[Charts and diagrams as code]
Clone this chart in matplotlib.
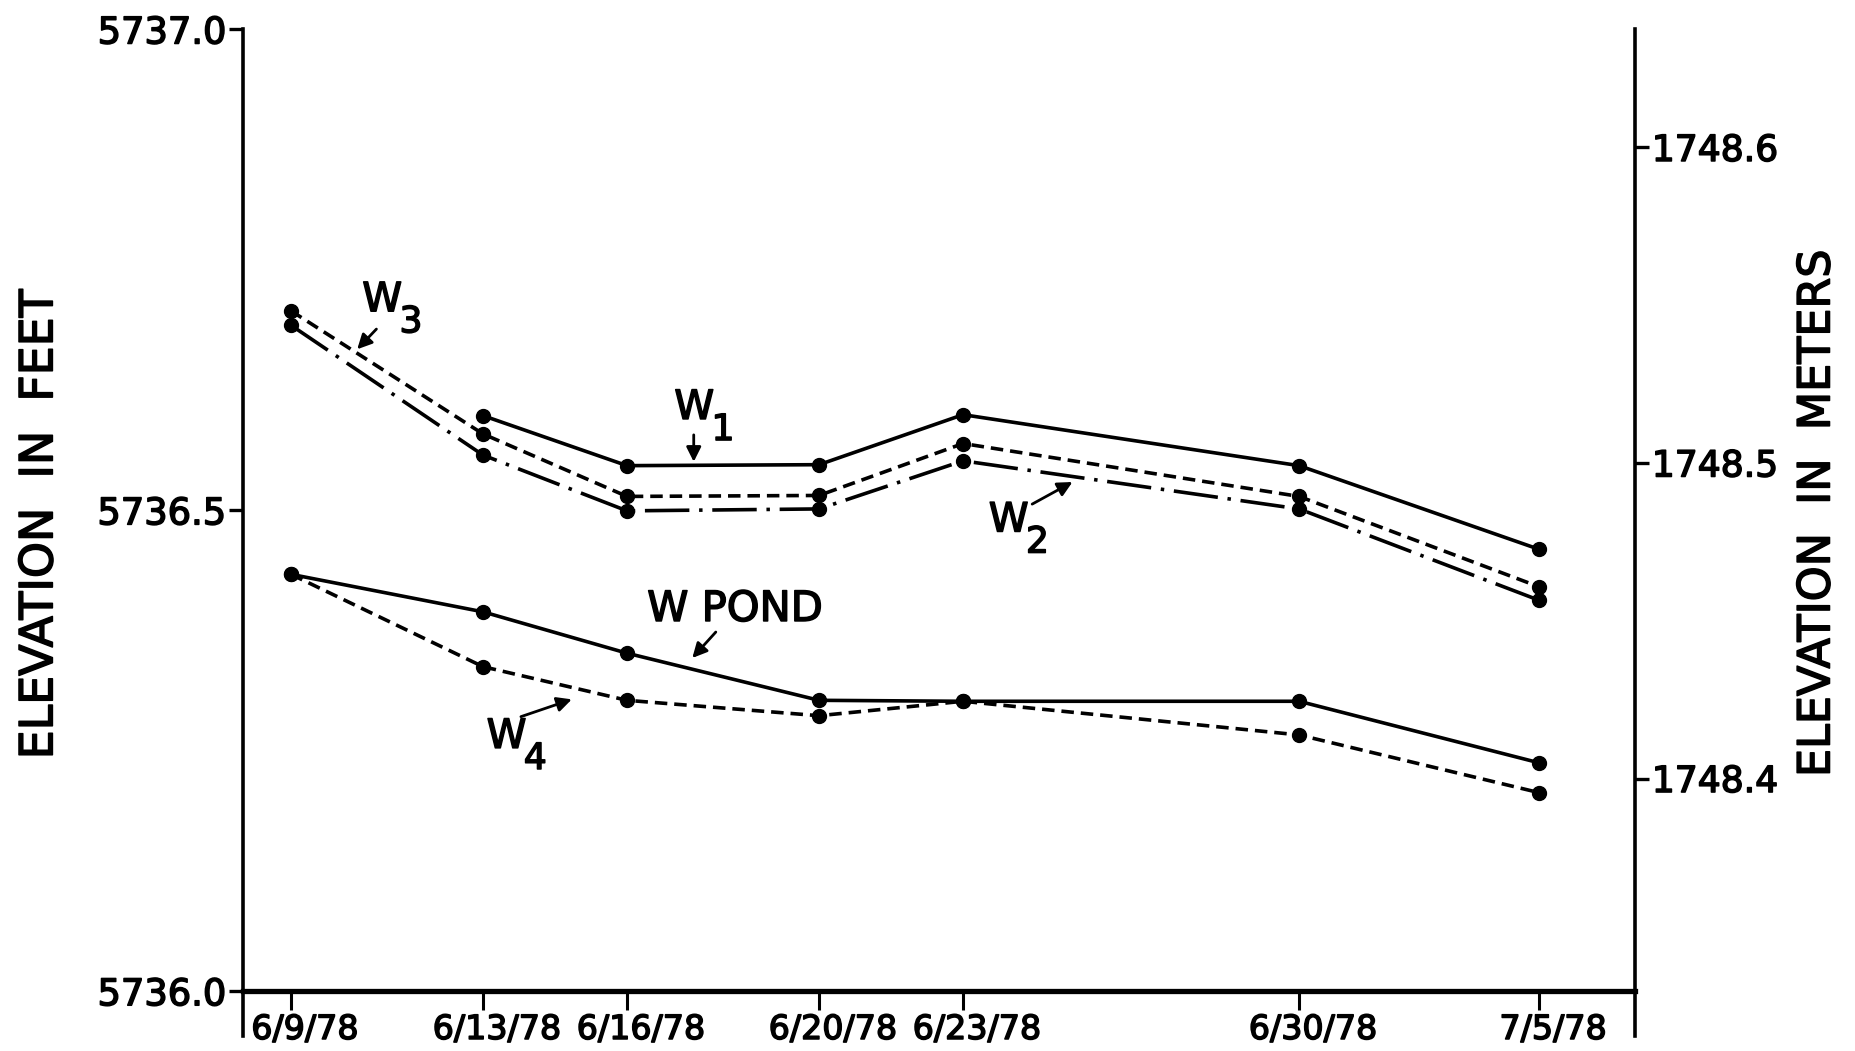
"""
Water surface elevations at the W wells and W pond, June-July 1978.
"""

import matplotlib
matplotlib.use("Agg")
import matplotlib.pyplot as plt
import matplotlib.patheffects as pe
import matplotlib.transforms as mtransforms


FT_PER_M = 3.28084

# days after 6/9/78
DAYS = [0, 4, 7, 11, 14, 21, 26]
DATE_LABELS = ["6/9/78", "6/13/78", "6/16/78", "6/20/78", "6/23/78", "6/30/78", "7/5/78"]

W1_DAYS = [4, 7, 11, 14, 21, 26]
W1 = [5736.598, 5736.546, 5736.547, 5736.599, 5736.546, 5736.459]
W2 = [5736.692, 5736.557, 5736.499, 5736.501, 5736.551, 5736.501, 5736.406]
W3 = [5736.707, 5736.579, 5736.514, 5736.515, 5736.569, 5736.514, 5736.420]
W_POND = [5736.433, 5736.394, 5736.351, 5736.302, 5736.301, 5736.301, 5736.237]
W4 = [5736.433, 5736.337, 5736.302, 5736.286, 5736.301, 5736.266, 5736.206]

FEET_TICKS = [5736.0, 5736.5, 5737.0]
METER_TICKS = [1748.4, 1748.5, 1748.6]

# slightly heavier than the regular weight, like the lettering set
INK = [pe.withStroke(linewidth=1.1, foreground="black")]


def draw_series(ax):

    style = dict(color="black", lw=2.6, marker="o", markersize=10)

    ax.plot(W1_DAYS, W1, linestyle="-", **style)
    ax.plot(DAYS, W3, dashes=(9, 5), **style)
    ax.plot(DAYS, W2, dashes=(32, 7, 2.5, 7), **style)
    ax.plot(DAYS, W_POND, linestyle="-", **style)
    ax.plot(DAYS, W4, dashes=(9, 5), **style)


def label_well(ax, name, sub, pos, tail, head, size=29):

    ax.text(pos[0], pos[1], name, fontsize=size, ha="center", va="center",
            path_effects=INK)

    if sub:
        ax.text(pos[0] + 0.6, pos[1] - 0.023, sub, fontsize=26,
                ha="center", va="center", path_effects=INK)

    ax.annotate(
        "",
        xy=head,
        xytext=tail,
        arrowprops=dict(arrowstyle="-|>", lw=2.0, color="black",
                        mutation_scale=22, shrinkA=0, shrinkB=0),
    )


def main():

    plt.rcParams["font.family"] = ["DejaVu Sans"]
    plt.rcParams["lines.scale_dashes"] = False

    fig = plt.figure(figsize=(18.56, 10.51), dpi=100)
    ax = fig.add_axes([0.1309, 0.0143, 0.881 - 0.1309, 0.9724 - 0.0143])

    draw_series(ax)

    ax.set_xlim(-1, 28)
    ax.set_ylim(5735.953, 5737.0)

    ax.spines["top"].set_visible(False)
    ax.spines["right"].set_visible(False)
    ax.spines["left"].set_linewidth(2.6)
    ax.spines["bottom"].set_linewidth(3.8)
    ax.spines["bottom"].set_position(("data", 5736.0))

    ax.set_yticks(FEET_TICKS)
    ax.set_yticklabels([f"{v:.1f}" for v in FEET_TICKS])
    ax.tick_params(axis="y", direction="out", length=10, width=2.4,
                   labelsize=26.5, pad=2)

    ax.set_xticks(DAYS)
    ax.set_xticklabels(DATE_LABELS)
    ax.tick_params(axis="x", direction="out", length=14, width=2.2,
                   labelsize=24, pad=2)

    shift = mtransforms.ScaledTranslation(0.14, 0, fig.dpi_scale_trans)
    for lbl in ax.get_xticklabels():
        lbl.set_transform(lbl.get_transform() + shift)
        lbl.set_path_effects(INK)
    for lbl in ax.get_yticklabels():
        lbl.set_path_effects(INK)

    sec = ax.secondary_yaxis(
        "right",
        functions=(lambda f: f / FT_PER_M, lambda m: m * FT_PER_M),
    )
    sec.set_yticks(METER_TICKS)
    sec.set_yticklabels([f"{v:.1f}" for v in METER_TICKS])
    sec.tick_params(direction="out", length=10, width=2.4, labelsize=26, pad=2)
    sec.spines["right"].set_linewidth(2.6)
    for lbl in sec.get_yticklabels():
        lbl.set_path_effects(INK)

    label_well(ax, "W", "3", (1.90, 5736.718), (1.78, 5736.688), (1.38, 5736.667))
    label_well(ax, "W", "1", (8.40, 5736.606), (8.39, 5736.578), (8.39, 5736.550))
    label_well(ax, "W", "2", (14.95, 5736.489), (15.44, 5736.506), (16.28, 5736.529))
    label_well(ax, "W POND", None, (9.25, 5736.397), (8.85, 5736.373),
               (8.36, 5736.346), size=30)
    label_well(ax, "W", "4", (4.49, 5736.264), (4.79, 5736.285), (5.85, 5736.303))

    fig.text(0.0215, 0.5014, "ELEVATION  IN  FEET", rotation=90,
             fontsize=33, ha="center", va="center", path_effects=INK)
    fig.text(0.979, 0.512, "ELEVATION  IN  METERS", rotation=90,
             fontsize=32, ha="center", va="center", path_effects=INK)

    fig.savefig("out.png", dpi=100, facecolor="white")


if __name__ == "__main__":

    main()
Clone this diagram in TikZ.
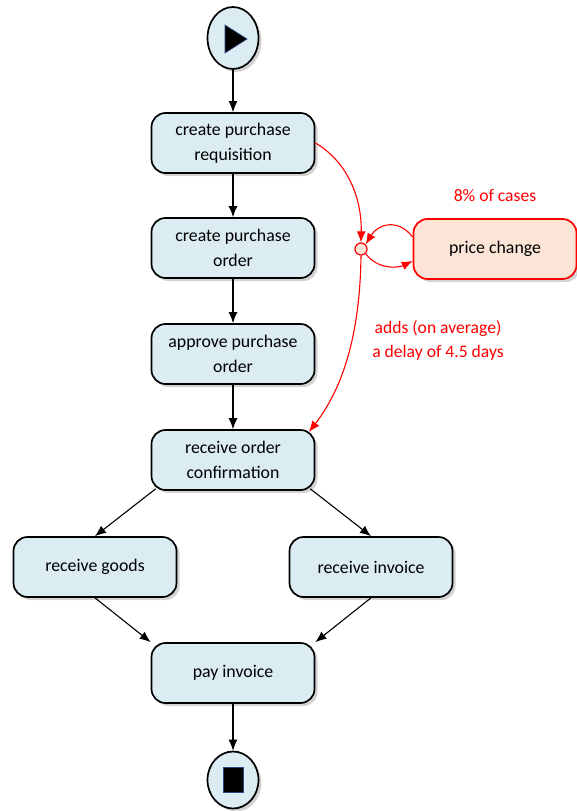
\documentclass[tikz,border=0pt]{standalone}
\usepackage{fontspec}
\setmainfont{Carlito}
\usetikzlibrary{shapes.geometric,shadows,arrows.meta}
\definecolor{boxfill}{RGB}{219,236,243}
\definecolor{peach}{RGB}{252,229,214}
\definecolor{tipedge}{RGB}{45,70,130}
\tikzset{
  shade/.style={drop shadow={opacity=0.35,shadow xshift=3pt,shadow yshift=-3pt}},
  task/.style={draw,line width=1.7pt,rounded corners=14pt,fill=boxfill,
    minimum width=163pt,minimum height=60pt,align=center,font=\fontsize{17.8}{25}\selectfont,shade},
  redtask/.style={task,draw=red,fill=peach},
  terminal/.style={ellipse,draw,line width=1.7pt,fill=boxfill,minimum width=51pt,minimum height=60pt,inner sep=0pt,shade},
  flow/.style={line width=1.1pt,-{Latex[length=11pt,width=9pt]}},
  redflow/.style={red,line width=1.1pt,-{Latex[length=11pt,width=9pt]}},
  note/.style={text=red,align=center,font=\fontsize{17.6}{24}\selectfont}
}
\begin{document}
\begin{tikzpicture}[x=1pt,y=-1pt]
\useasboundingbox (0,0) rectangle (577,811);

% start and end events
\node[terminal,minimum height=62pt] (start) at (233,38) {};
\fill[black,draw=tipedge,line width=0.6pt] (225,25) -- (225,53) -- (247,39) -- cycle;
\node[terminal,minimum height=57pt] (end) at (233,780) {};
\fill[black,draw=tipedge,line width=0.6pt] (223,767) rectangle (243,792);

% activities
\node[task] (cpr) at (233,143) {create purchase\\requisition};
\node[task] (cpo) at (233,248) {create purchase\\order};
\node[task] (apo) at (233,354) {approve purchase\\order};
\node[task] (roc) at (233,460) {receive order\\confirmation};
\node[task] (goods) at (95,567) {receive goods};
\node[task] (inv) at (371,567) {receive invoice};
\node[task] (pay) at (233,673) {pay invoice};
\node[redtask] (pc) at (495,249) {price change};

% junction for the rework loop
\node[circle,draw=red,line width=1.2pt,fill=peach,minimum size=12pt,inner sep=0pt] (hub) at (361,249) {};

% labels
\node[note] (share) at (495,196) {8\% of cases};
\node[note] (delay) at (438,340) {adds (on average)\\a delay of 4.5 days};

% main flow
\draw[flow] (start) -- (cpr);
\draw[flow] (cpr) -- (cpo);
\draw[flow] (cpo) -- (apo);
\draw[flow] (apo) -- (roc);
\draw[flow] (roc.south west) ++(5,-2) coordinate (rocl) (rocl) -- (goods.north);
\draw[flow] (roc.south east) ++(-5,-2) coordinate (rocr) (rocr) -- (inv.north);
\draw[flow] (goods.south) -- (pay.north west);
\draw[flow] (inv.south) -- (pay.north east);
\draw[flow] (pay) -- (end);

% price change detour
\coordinate (roctop) at (309,432);
\draw[redflow] (cpr.east) .. controls (345,160) and (362,195) .. (hub.north);
\draw[redflow] (pc.west) ++(0,-12) coordinate (pcl) (pcl) .. controls (398,218) and (378,224) .. (hub.north east);
\path (pc.west) ++(0,12) coordinate (pcr);
\draw[redflow] (hub.south east) .. controls (378,270) and (398,268) .. (pcr);
\draw[redflow] (hub.south) .. controls (360,330) and (345,385) .. (roctop);
\end{tikzpicture}
\end{document}
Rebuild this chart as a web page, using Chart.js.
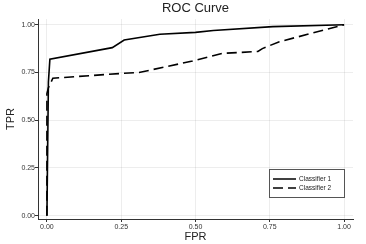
<!DOCTYPE html>
<html>
<head>
<meta charset="utf-8">
<script src="https://cdn.jsdelivr.net/npm/chart.js@4.4.1/dist/chart.umd.min.js"></script>
<style>
  html, body { margin: 0; padding: 0; background: #fff; }
  #wrap { width: 366px; height: 244px; }
</style>
</head>
<body>
<div id="wrap"><canvas id="roc" width="366" height="244"></canvas></div>
<script>
// values
const fpr1 = [0, 0.005, 0.01, 0.22, 0.26, 0.38, 0.5, 0.56, 0.76, 1.0];
const tpr1 = [0, 0.70, 0.82, 0.88, 0.92, 0.95, 0.96, 0.97, 0.99, 1.0];
const fpr2 = [0, 0, 0.005, 0.02, 0.25, 0.31, 0.49, 0.59, 0.71, 0.725, 0.78, 1.0];
const tpr2 = [0, 0.64, 0.67, 0.72, 0.745, 0.75, 0.81, 0.85, 0.86, 0.875, 0.91, 1.0];
const seriesNames = ['Classifier 1', 'Classifier 2'];
const tickValues = [0, 0.25, 0.5, 0.75, 1.0];
const chartTitle = 'ROC Curve';

const FONT = "'Liberation Sans', Arial, sans-serif";
const DASH = [10, 5];

function toPoints(xs, ys) {
  return xs.map((x, i) => ({ x: x, y: ys[i] }));
}

// title centred over the plot area + legend box inside it
const decorations = {
  id: 'decorations',
  afterDraw(chart) {
    const ctx = chart.ctx;
    const area = chart.chartArea;
    ctx.save();
    ctx.fillStyle = '#222';
    ctx.font = '13px ' + FONT;
    ctx.textAlign = 'center';
    ctx.textBaseline = 'middle';
    ctx.fillText(chartTitle, (area.left + area.right) / 2, 8);

    // legend
    const bx = area.right - 84, by = area.bottom - 50, bw = 75, bh = 28;
    ctx.fillStyle = '#fff';
    ctx.fillRect(bx, by, bw, bh);
    ctx.strokeStyle = '#555';
    ctx.lineWidth = 1;
    ctx.strokeRect(bx + 0.5, by + 0.5, bw, bh);
    ctx.font = '6.5px ' + FONT;
    ctx.textAlign = 'left';
    chart.data.datasets.forEach((ds, i) => {
      const y = by + 10 + i * 9;
      ctx.strokeStyle = '#000';
      ctx.lineWidth = 1.5;
      ctx.setLineDash(ds.borderDash || []);
      ctx.beginPath();
      ctx.moveTo(bx + 4, y);
      ctx.lineTo(bx + 27, y);
      ctx.stroke();
      ctx.setLineDash([]);
      ctx.fillStyle = '#222';
      ctx.fillText(ds.label, bx + 30, y);
    });
    ctx.restore();
  }
};

const fixedTicks = scale => {
  scale.ticks = tickValues.map(v => ({ value: v }));
};

new Chart(document.getElementById('roc'), {
  type: 'scatter',
  data: {
    datasets: [
      {
        label: seriesNames[0],
        data: toPoints(fpr1, tpr1),
        showLine: true,
        borderColor: '#000',
        borderWidth: 1.6,
        pointRadius: 0,
        tension: 0
      },
      {
        label: seriesNames[1],
        data: toPoints(fpr2, tpr2),
        showLine: true,
        borderColor: '#000',
        borderWidth: 1.6,
        borderDash: DASH,
        pointRadius: 0,
        tension: 0
      }
    ]
  },
  options: {
    responsive: false,
    animation: false,
    layout: { padding: { top: 19, right: 13, left: 0, bottom: 0 } },
    plugins: {
      legend: { display: false },
      tooltip: { enabled: false }
    },
    scales: {
      x: {
        type: 'linear',
        min: -0.03,
        max: 1.03,
        afterBuildTicks: fixedTicks,
        afterFit: scale => { scale.height = 25; },
        grid: { color: 'rgba(0,0,0,0.07)', tickColor: '#333', tickLength: 3 },
        border: { color: '#333', width: 1 },
        ticks: {
          padding: 1,
          maxRotation: 0,
          color: '#333',
          font: { family: FONT, size: 7 },
          callback: v => v.toFixed(2)
        },
        title: {
          display: true,
          text: 'FPR',
          color: '#222',
          font: { family: FONT, size: 11 },
          padding: { top: 0, bottom: 0 }
        }
      },
      y: {
        type: 'linear',
        min: -0.017,
        max: 1.03,
        afterBuildTicks: fixedTicks,
        afterFit: scale => { scale.width = 38; },
        grid: { color: 'rgba(0,0,0,0.07)', tickColor: '#333', tickLength: 3 },
        border: { color: '#333', width: 1 },
        ticks: {
          padding: 0,
          color: '#333',
          font: { family: FONT, size: 7 },
          callback: v => v.toFixed(2)
        },
        title: {
          display: true,
          text: 'TPR',
          color: '#222',
          font: { family: FONT, size: 11 },
          padding: { top: 4, bottom: 0 }
        }
      }
    }
  },
  plugins: [decorations]
});
</script>
</body>
</html>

- [INSTRUCTIONS TO FOLLOW] Search the data for the string "matplotlib". List each line that has it.

- [REPLY]
Clone this chart in matplotlib.
import matplotlib
matplotlib.use("Agg")
import matplotlib.pyplot as plt
import matplotlib.patheffects as pe
import matplotlib.transforms as mtransforms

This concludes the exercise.